February 5, 2014

The folksinger and the folklorist

PLATTSBURGH — The late Pete Seeger’s reach was immeasurable, and touched locally due to his and his wife’s love of the Adirondacks and their long friendship with historian/folklorist Marjorie Lansing Porter.

The great-granddaughter of abolitionist and Essex County Republican founder and publisher Wendell Lansing, Porter was a newshound by blood.

She was an editor of the Essex County Republican and columnist for Adirondack Life, North Country Life, Press-Republican, North Countryman, Valley News and Elizabethtown Post.

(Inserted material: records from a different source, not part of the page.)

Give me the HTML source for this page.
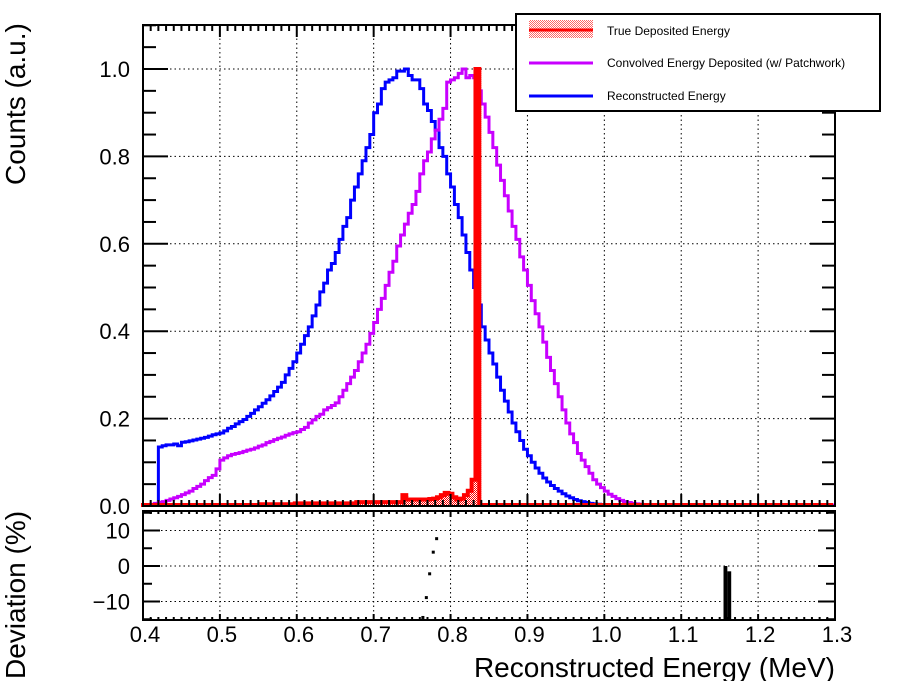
<!DOCTYPE html>
<html><head><meta charset="utf-8">
<style>
html,body{margin:0;padding:0;background:#fff;}
svg{display:block;font-family:"Liberation Sans",sans-serif;}
</style></head>
<body>
<svg id="chart" width="898" height="681" viewBox="0 0 898 681" xmlns="http://www.w3.org/2000/svg">
<defs>
<pattern id="hatch" width="2" height="2" patternUnits="userSpaceOnUse">
<rect width="2" height="2" fill="#fff"/><rect width="1" height="1" fill="#f00"/><rect x="1" y="1" width="1" height="1" fill="#f00"/>
</pattern>
</defs>
<rect width="898" height="681" fill="#fff"/>
<g id="grid"></g>
<g id="hists"></g>
<g id="axes"></g>
<g id="legend">
<rect x="516" y="14" width="364" height="97" fill="#fff" stroke="#000" stroke-width="2"/>
<g>
<rect x="529" y="20" width="64" height="18" fill="url(#hatch)" opacity="0.6"/>
<line x1="529" y1="30" x2="593" y2="30" stroke="#f00" stroke-width="3"/>
<text x="607" y="35" font-size="12">True Deposited Energy</text>
</g>
<g>
<line x1="529" y1="63" x2="593" y2="63" stroke="#c800ff" stroke-width="3"/>
<text x="607" y="67" font-size="12">Convolved Energy Deposited (w/ Patchwork)</text>
</g>
<g>
<line x1="529" y1="96" x2="593" y2="96" stroke="#0000ff" stroke-width="3"/>
<text x="607" y="100" font-size="12">Reconstructed Energy</text>
</g>
</g>
<text x="25" y="185" font-size="28" transform="rotate(-90 25 185)">Counts (a.u.)</text>
<text x="25" y="679" font-size="28" transform="rotate(-90 25 679)">Deviation (%)</text>
<text x="835" y="677" font-size="28" text-anchor="end">Reconstructed Energy (MeV)</text>
</svg>
<script>
const binStart = 0.4, binWidth = 0.005;
const blueVals = [0,0,0,0,0.135,0.138,0.14,0.14,0.142,0.138,0.146,0.147,0.149,0.151,0.153,0.155,0.157,0.16,0.163,0.165,
0.167,0.172,0.178,0.182,0.188,0.193,0.198,0.205,0.212,0.22,0.227,0.235,0.243,0.252,0.262,0.272,0.283,0.3,0.315,0.33,
0.35,0.37,0.39,0.41,0.435,0.46,0.49,0.51,0.54,0.555,0.58,0.61,0.64,0.66,0.7,0.73,0.76,0.79,0.82,0.85,
0.9,0.92,0.955,0.97,0.975,0.98,0.995,0.995,1.0,0.985,0.975,0.975,0.955,0.92,0.905,0.88,0.86,0.82,0.8,0.76,
0.73,0.69,0.66,0.62,0.58,0.54,0.5,0.46,0.41,0.38,0.35,0.325,0.295,0.265,0.24,0.215,0.19,0.17,0.15,0.13,
0.115,0.1,0.087,0.075,0.064,0.055,0.047,0.04,0.034,0.028,0.023,0.019,0.015,0.012,0.01,0.008,0.006,0.005,0.004,0.003,
0.002,0.002,0.001,0.001,0,0,0,0,0,0,0,0,0,0,0,0,0,0,0,0,
0,0,0,0,0,0,0,0,0,0,0,0,0,0,0,0,0,0,0,0,
0,0,0,0,0,0,0,0,0,0,0,0,0,0,0,0,0,0,0,0];
const purpleVals = [0,0.002,0.004,0.006,0.008,0.01,0.013,0.016,0.019,0.022,0.026,0.03,0.034,0.04,0.045,0.05,0.058,0.065,0.07,0.085,
0.105,0.11,0.115,0.118,0.12,0.122,0.125,0.128,0.13,0.133,0.137,0.14,0.145,0.148,0.152,0.155,0.158,0.162,0.165,0.168,
0.17,0.175,0.18,0.19,0.197,0.205,0.21,0.22,0.225,0.23,0.236,0.25,0.265,0.28,0.295,0.31,0.33,0.35,0.37,0.395,
0.42,0.45,0.475,0.505,0.535,0.56,0.595,0.62,0.645,0.67,0.69,0.72,0.76,0.79,0.81,0.84,0.86,0.885,0.91,0.97,
0.975,0.98,0.99,1.0,0.98,0.985,0.98,0.95,0.92,0.89,0.855,0.82,0.78,0.745,0.71,0.675,0.64,0.61,0.57,0.54,
0.505,0.47,0.44,0.41,0.375,0.34,0.31,0.28,0.25,0.22,0.19,0.165,0.145,0.12,0.105,0.09,0.075,0.06,0.05,0.042,
0.034,0.027,0.022,0.017,0.013,0.01,0.008,0.006,0.005,0.004,0.003,0.002,0.001,0.001,0,0,0,0,0,0,
0,0,0,0,0,0,0,0,0,0,0,0,0,0,0,0,0,0,0,0,
0,0,0,0,0,0,0,0,0,0,0,0,0,0,0,0,0,0,0,0];
const redVals = [0,0,0,0,0,0,0.001,0.001,0.001,0.001,0.001,0.001,0.001,0.001,0.001,0.001,0.001,0.001,0.001,0.001,
0.001,0.001,0.001,0.001,0.001,0.001,0.001,0.001,0.001,0.001,0.001,0.004,0.004,0.004,0.004,0.004,0.004,0.004,0.004,0.004,
0.006,0.006,0.006,0.006,0.006,0.006,0.006,0.006,0.006,0.006,0.006,0.006,0.006,0.006,0.006,0.006,0.009,0.009,0.009,0.009,
0.009,0.009,0.009,0.009,0.009,0.009,0.009,0.009,0.025,0.015,0.015,0.015,0.015,0.015,0.015,0.016,0.017,0.02,0.025,0.03,
0.028,0.02,0.015,0.017,0.025,0.035,0.06,1.0,0,0,0,0,0,0,0,0,0,0,0,0,
0,0,0,0,0,0,0,0,0,0,0,0,0,0,0,0,0,0,0,0,
0,0,0,0,0,0,0,0,0,0,0,0,0,0,0,0,0,0,0,0,
0,0,0,0,0,0,0,0,0,0,0,0,0,0,0,0,0,0,0,0,
0,0,0,0,0,0,0,0,0,0,0,0,0,0,0,0,0,0,0,0];
const devX = [0.764,0.7685,0.7728,0.7775,0.7819];
const devY = [-14.5,-8.9,-2.2,3.9,7.7];
const devBarX = [1.155,1.16];
const devBarTop = [0,-1.5];
const xTicks = [0.4,0.5,0.6,0.7,0.8,0.9,1.0,1.1,1.2,1.3];
const xTickLabels = ["0.4","0.5","0.6","0.7","0.8","0.9","1.0","1.1","1.2","1.3"];
const yTicks = [0,0.2,0.4,0.6,0.8,1.0];
const yTickLabels = ["0.0","0.2","0.4","0.6","0.8","1.0"];
const devTicks = [-10,0,10];
const devTickLabels = ["\u221210","0","10"];

const L=143,R=835,T=25,B=506,T2=511,B2=620;
const xs = v => L + (v-0.4)/0.9*(R-L);
const ys = v => B - v*437;
const yd = v => 566 - v*3.55;
const NS="http://www.w3.org/2000/svg";
function mk(tag, attrs, parent){const e=document.createElementNS(NS,tag);for(const k in attrs)e.setAttribute(k,attrs[k]);parent.appendChild(e);return e;}
const grid=document.getElementById('grid'), hists=document.getElementById('hists'), axes=document.getElementById('axes');

xTicks.forEach((t,i)=>{
  if(i===0||i===xTicks.length-1) return;
  const g1=mk('line',{x1:xs(t),x2:xs(t),y1:T,y2:B,stroke:'#000','stroke-width':1,'stroke-dasharray':'1.5 3'},grid);
   
  const g2=mk('line',{x1:xs(t),x2:xs(t),y1:T2,y2:B2,stroke:'#000','stroke-width':1,'stroke-dasharray':'1.5 3'},grid);
   
});
yTicks.forEach(t=>{
  if(t===0) return;
  const g=mk('line',{x1:L,x2:R,y1:ys(t),y2:ys(t),stroke:'#000','stroke-width':1,'stroke-dasharray':'1.5 3'},grid);
   
});
devTicks.forEach(t=>{
  const g=mk('line',{x1:L,x2:R,y1:yd(t),y2:yd(t),stroke:'#000','stroke-width':1,'stroke-dasharray':'1.5 3'},grid);
   
});

function stepPath(vals){
  let d='';
  vals.forEach((v,i)=>{
    const x0=xs(binStart+i*binWidth), x1=xs(binStart+(i+1)*binWidth), y=Math.min(B-1,ys(v));
    d += (i===0?'M':'L')+x0+','+y+' L'+x1+','+y+' ';
  });
  return d;
}
let fd='M'+xs(binStart)+','+B+' ';
redVals.forEach((v,i)=>{const x0=xs(binStart+i*binWidth),x1=xs(binStart+(i+1)*binWidth);fd+='L'+x0+','+ys(v)+' L'+x1+','+ys(v)+' ';});
fd+='L'+xs(binStart+redVals.length*binWidth)+','+B+' Z';
const rf=mk('path',{d:fd,fill:'url(#hatch)',stroke:'none'},hists);
 
const bl=mk('path',{d:stepPath(blueVals),fill:'none',stroke:'#0000ff','stroke-width':3},hists);
 
const pu=mk('path',{d:stepPath(purpleVals),fill:'none',stroke:'#c800ff','stroke-width':3},hists);
 
const rd=mk('path',{d:stepPath(redVals),fill:'none',stroke:'#ff0000','stroke-width':4,transform:'translate(-2,0)'},hists);
 

devX.forEach((x,i)=>{
  const p=mk('rect',{x:xs(x)-1.5,y:yd(devY[i])-1.5,width:3,height:3,fill:'#000'},hists);
   
});
devBarX.forEach((x,i)=>{
  const y0=yd(devBarTop[i]);
  const b=mk('rect',{x:xs(x),y:y0,width:xs(x+binWidth)-xs(x),height:B2-y0,fill:'#000'},hists);
   
});

const f1=mk('rect',{x:L,y:T,width:R-L,height:B-T,fill:'none',stroke:'#000','stroke-width':2},axes);
 
const f2=mk('rect',{x:L,y:T2,width:R-L,height:B2-T2,fill:'none',stroke:'#000','stroke-width':2},axes);
 

for(let k=0;k<=90;k++){
  const v=0.4+k*0.01, x=xs(v), major=(k%10===0);
  const hm=major?12:6;
  mk('line',{x1:x,x2:x,y1:B,y2:B-hm,stroke:'#000','stroke-width':2},axes);
  mk('line',{x1:x,x2:x,y1:T,y2:T+hm,stroke:'#000','stroke-width':2},axes);
  const hl=major?6:3;
  mk('line',{x1:x,x2:x,y1:B2,y2:B2-hl,stroke:'#000','stroke-width':2},axes);
  mk('line',{x1:x,x2:x,y1:T2,y2:T2+hl,stroke:'#000','stroke-width':2},axes);
}
xTicks.forEach((t,i)=>{
  const tx=mk('text',{x:xs(t)+2,y:642,'font-size':22,'text-anchor':'middle'},axes);
  tx.textContent=xTickLabels[i];
   
});
for(let k=0;k<=22;k++){
  const v=k*0.05, y=ys(v), major=(k%4===0);
  if(y<T) continue;
  const w=major?25:13;
  mk('line',{x1:L,x2:L+w,y1:y,y2:y,stroke:'#000','stroke-width':2},axes);
  mk('line',{x1:R,x2:R-w,y1:y,y2:y,stroke:'#000','stroke-width':2},axes);
}
yTicks.forEach((t,i)=>{
  const tx=mk('text',{x:130,y:ys(t)+8,'font-size':22,'text-anchor':'end'},axes);
  tx.textContent=yTickLabels[i];
   
});
for(let v=-15;v<=15;v+=5){
  const y=yd(v); if(y<T2||y>B2) continue;
  const w=(v%10===0)?17:9;
  mk('line',{x1:L,x2:L+w,y1:y,y2:y,stroke:'#000','stroke-width':2},axes);
  mk('line',{x1:R,x2:R-w,y1:y,y2:y,stroke:'#000','stroke-width':2},axes);
}
devTicks.forEach((t,i)=>{
  const tx=mk('text',{x:130,y:yd(t)+8,'font-size':22,'text-anchor':'end'},axes);
  tx.textContent=devTickLabels[i];
   
});
</script>
</body></html>
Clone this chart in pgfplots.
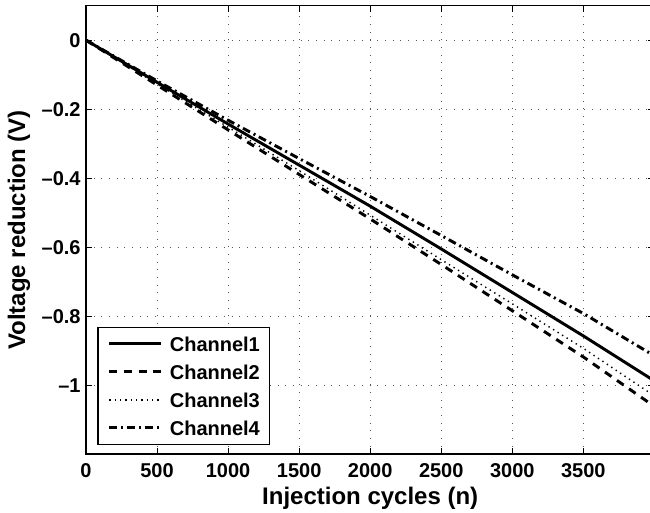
\documentclass[border=0pt]{standalone}
\usepackage{fontspec}
\setmainfont{Liberation Sans}
\usepackage{pgfplots}
\pgfplotsset{compat=1.18}
\begin{document}
\begin{tikzpicture}
\path[use as bounding box] (-64.5pt,-43.3pt) rectangle (423pt,340.7pt);
\begin{axis}[
  at={(0,0)}, anchor=south west,
  scale only axis, width=426.3pt, height=336.45pt,
  xmin=0, xmax=4000, ymin=-1.2, ymax=0.1,
  xtick={0,500,1000,1500,2000,2500,3000,3500},
  xticklabels={0,500,1000,1500,2000,2500,3000,3500},
  ytick={-1,-0.8,-0.6,-0.4,-0.2,0},
  yticklabels={–1,–0.8,–0.6,–0.4,–0.2,0},
  tick align=inside, major tick length=4.5pt,
  every tick/.style={black, line width=0.8pt},
  axis line style={line width=1.2pt},
  grid=major,
  major grid style={black!65, line width=0.6pt, dash pattern=on 0.75pt off 5pt},
  ticklabel style={font=\fontsize{15}{18}\selectfont\bfseries},
  xticklabel style={yshift=-3.5pt},
  yticklabel style={xshift=-0.5pt},
  xlabel={Injection cycles (n)}, ylabel={Voltage reduction (V)},
  label style={font=\fontsize{18}{22}\selectfont\bfseries},
  xlabel style={at={(axis description cs:0.5,-0.1127)}, anchor=base},
  ylabel style={at={(axis description cs:-0.1073,0.5)}, anchor=base, rotate=0},
  legend style={at={(0.0199,0.0207)}, anchor=south west, draw=black, line width=0.9pt,
    font=\fontsize{15}{18}\selectfont\bfseries, row sep=10.3pt, column sep=5.25pt,
    inner xsep=7.5pt, inner ysep=7pt,
    nodes={inner sep=0pt, text height=10.7pt, text depth=0pt}},
  legend cell align=left,
  legend image code/.code={\draw[#1] (0pt,0pt) -- (39pt,0pt);},
]
\addplot[black, line width=2.2pt] coordinates {(0,0) (500,-0.122) (1000,-0.243) (1500,-0.362) (2000,-0.481) (2500,-0.605) (3000,-0.731) (3500,-0.857) (3960,-0.977) (4000,-0.988)};
\addlegendentry{Channel1}
\addplot[black, line width=2.2pt, dash pattern=on 6pt off 5pt] coordinates {(0,0) (500,-0.13) (1000,-0.26) (1500,-0.389) (2000,-0.518) (2500,-0.65) (3000,-0.784) (3500,-0.918) (3960,-1.05) (4000,-1.061)};
\addlegendentry{Channel2}
\addplot[black, line width=1.1pt, dash pattern=on 1pt off 3pt] coordinates {(0,0) (500,-0.127) (1000,-0.252) (1500,-0.378) (2000,-0.507) (2500,-0.636) (3000,-0.764) (3500,-0.893) (3960,-1.02) (4000,-1.03)};
\addlegendentry{Channel3}
\addplot[black, line width=2.2pt, dash pattern=on 6pt off 3pt on 1.5pt off 3pt] coordinates {(0,0) (500,-0.118) (1000,-0.232) (1500,-0.343) (2000,-0.453) (2500,-0.566) (3000,-0.68) (3500,-0.792) (3960,-0.905) (4000,-0.915)};
\addlegendentry{Channel4}
\end{axis}
\end{tikzpicture}
\end{document}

Porter was also Essex County Historian and one of the founders of the Adirondack History Center Museum in Elizabethtown.

In her spare time, she collected traditional music all over the Adirondacks.


Seeger recalled meeting Porter at a Lake George festival in the early 1950s, according to a YouTube video posted by Porter’s granddaughter and music producer, June Millington, May 18, 2009.

At the festival, Porter was accompanied by Lawrence Older, an Adirondack fiddler and singer, and Ray Tehanetorens Fadden, founder of the Six Nations Indian Museum at Onchiota.

Porter told Seeger about Older Timer’s Day in Keene. Seeger attended one on July 25, 1954.

“On the field recordings she made, you can hear Pete on the banjo backing Dean White of Elizabethtown and Lawrence Older,” said Lee Knight, a folksinger/storyteller/outdoor leader, who lives in Cullowhee, N.C. He is a Saranac Lake native and was a friend to both Porter and Seeger. 

“Pete’s playing his banjo on these recordings,” Knight said. “He came with a folklorist named Kenny Goldstein.”

Porter entrusted Knight with her field recordings including folk ballads, French-Canadian songs and fiddle music. He also has correspondence sent by Seeger.

“She didn’t keep everything,” Knight said. “In some ways she was a pack rat, and sometimes she didn’t keep stuff. I have a dozen letters and Christmas cards. She let me take a lot of her material for working on her book.”